> Problem to solve
Scan the entries below. List each line with "this".

> Source code of charts
------------------------------------------------

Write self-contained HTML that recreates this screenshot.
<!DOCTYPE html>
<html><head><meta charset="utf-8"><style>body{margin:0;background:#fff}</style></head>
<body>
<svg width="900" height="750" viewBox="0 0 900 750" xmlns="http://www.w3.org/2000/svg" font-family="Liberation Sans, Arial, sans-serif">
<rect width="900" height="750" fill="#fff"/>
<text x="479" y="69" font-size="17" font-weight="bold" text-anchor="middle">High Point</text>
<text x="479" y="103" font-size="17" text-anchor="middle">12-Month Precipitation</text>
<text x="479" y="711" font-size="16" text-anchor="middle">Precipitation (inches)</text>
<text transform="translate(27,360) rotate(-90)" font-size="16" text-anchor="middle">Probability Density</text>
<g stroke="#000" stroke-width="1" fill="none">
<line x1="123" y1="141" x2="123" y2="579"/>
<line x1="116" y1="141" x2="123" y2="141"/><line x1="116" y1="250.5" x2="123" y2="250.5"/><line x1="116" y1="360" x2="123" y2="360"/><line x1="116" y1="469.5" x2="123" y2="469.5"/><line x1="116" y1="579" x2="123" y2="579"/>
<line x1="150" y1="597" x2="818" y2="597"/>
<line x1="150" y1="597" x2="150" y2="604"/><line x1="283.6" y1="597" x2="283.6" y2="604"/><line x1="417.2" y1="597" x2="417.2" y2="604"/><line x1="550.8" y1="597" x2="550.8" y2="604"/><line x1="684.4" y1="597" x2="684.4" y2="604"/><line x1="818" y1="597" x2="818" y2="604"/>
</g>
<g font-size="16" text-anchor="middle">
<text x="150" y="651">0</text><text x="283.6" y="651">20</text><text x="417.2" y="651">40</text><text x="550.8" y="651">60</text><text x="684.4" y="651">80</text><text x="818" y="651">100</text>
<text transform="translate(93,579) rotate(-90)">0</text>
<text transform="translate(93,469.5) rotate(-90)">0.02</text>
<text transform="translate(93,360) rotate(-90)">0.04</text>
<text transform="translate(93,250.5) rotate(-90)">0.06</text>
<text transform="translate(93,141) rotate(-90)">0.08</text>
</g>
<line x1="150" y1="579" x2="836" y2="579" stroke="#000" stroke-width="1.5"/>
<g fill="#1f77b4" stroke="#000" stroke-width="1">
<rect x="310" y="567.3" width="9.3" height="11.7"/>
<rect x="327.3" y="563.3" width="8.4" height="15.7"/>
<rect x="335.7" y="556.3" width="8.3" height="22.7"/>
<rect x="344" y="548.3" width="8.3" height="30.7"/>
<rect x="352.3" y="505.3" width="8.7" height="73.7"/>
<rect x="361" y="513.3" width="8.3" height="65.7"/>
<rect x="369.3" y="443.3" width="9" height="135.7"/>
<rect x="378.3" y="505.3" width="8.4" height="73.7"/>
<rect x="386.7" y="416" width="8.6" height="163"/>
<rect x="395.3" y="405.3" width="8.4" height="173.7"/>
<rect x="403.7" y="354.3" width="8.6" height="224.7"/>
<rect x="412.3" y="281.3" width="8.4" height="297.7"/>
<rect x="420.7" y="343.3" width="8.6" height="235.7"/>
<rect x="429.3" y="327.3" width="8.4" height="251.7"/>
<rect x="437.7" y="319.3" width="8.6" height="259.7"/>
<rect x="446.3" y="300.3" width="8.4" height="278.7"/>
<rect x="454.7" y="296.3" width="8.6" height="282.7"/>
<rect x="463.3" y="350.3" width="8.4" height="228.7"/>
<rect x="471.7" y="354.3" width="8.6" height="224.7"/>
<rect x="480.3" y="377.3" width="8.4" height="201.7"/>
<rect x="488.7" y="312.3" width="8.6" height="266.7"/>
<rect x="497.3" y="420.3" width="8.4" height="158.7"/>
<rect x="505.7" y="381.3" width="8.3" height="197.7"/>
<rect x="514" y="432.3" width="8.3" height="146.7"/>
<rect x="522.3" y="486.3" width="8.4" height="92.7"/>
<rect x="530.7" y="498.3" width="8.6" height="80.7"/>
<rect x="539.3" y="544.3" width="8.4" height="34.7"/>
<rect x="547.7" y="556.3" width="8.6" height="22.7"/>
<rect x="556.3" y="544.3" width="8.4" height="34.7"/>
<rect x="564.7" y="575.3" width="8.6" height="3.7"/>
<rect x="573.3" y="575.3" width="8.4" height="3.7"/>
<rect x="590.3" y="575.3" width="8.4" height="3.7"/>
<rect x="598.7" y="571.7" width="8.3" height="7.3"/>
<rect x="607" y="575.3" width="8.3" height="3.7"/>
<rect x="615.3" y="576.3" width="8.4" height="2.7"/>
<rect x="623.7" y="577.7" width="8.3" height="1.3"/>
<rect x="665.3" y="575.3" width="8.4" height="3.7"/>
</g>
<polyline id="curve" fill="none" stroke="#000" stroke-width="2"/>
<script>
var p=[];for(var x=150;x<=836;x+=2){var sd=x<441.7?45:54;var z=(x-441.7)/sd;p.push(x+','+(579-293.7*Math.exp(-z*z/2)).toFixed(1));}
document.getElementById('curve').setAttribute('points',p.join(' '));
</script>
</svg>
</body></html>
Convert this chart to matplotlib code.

------------------------------------------------

> Answer
Write self-contained HTML that recreates this screenshot.
Convert this chart to matplotlib code.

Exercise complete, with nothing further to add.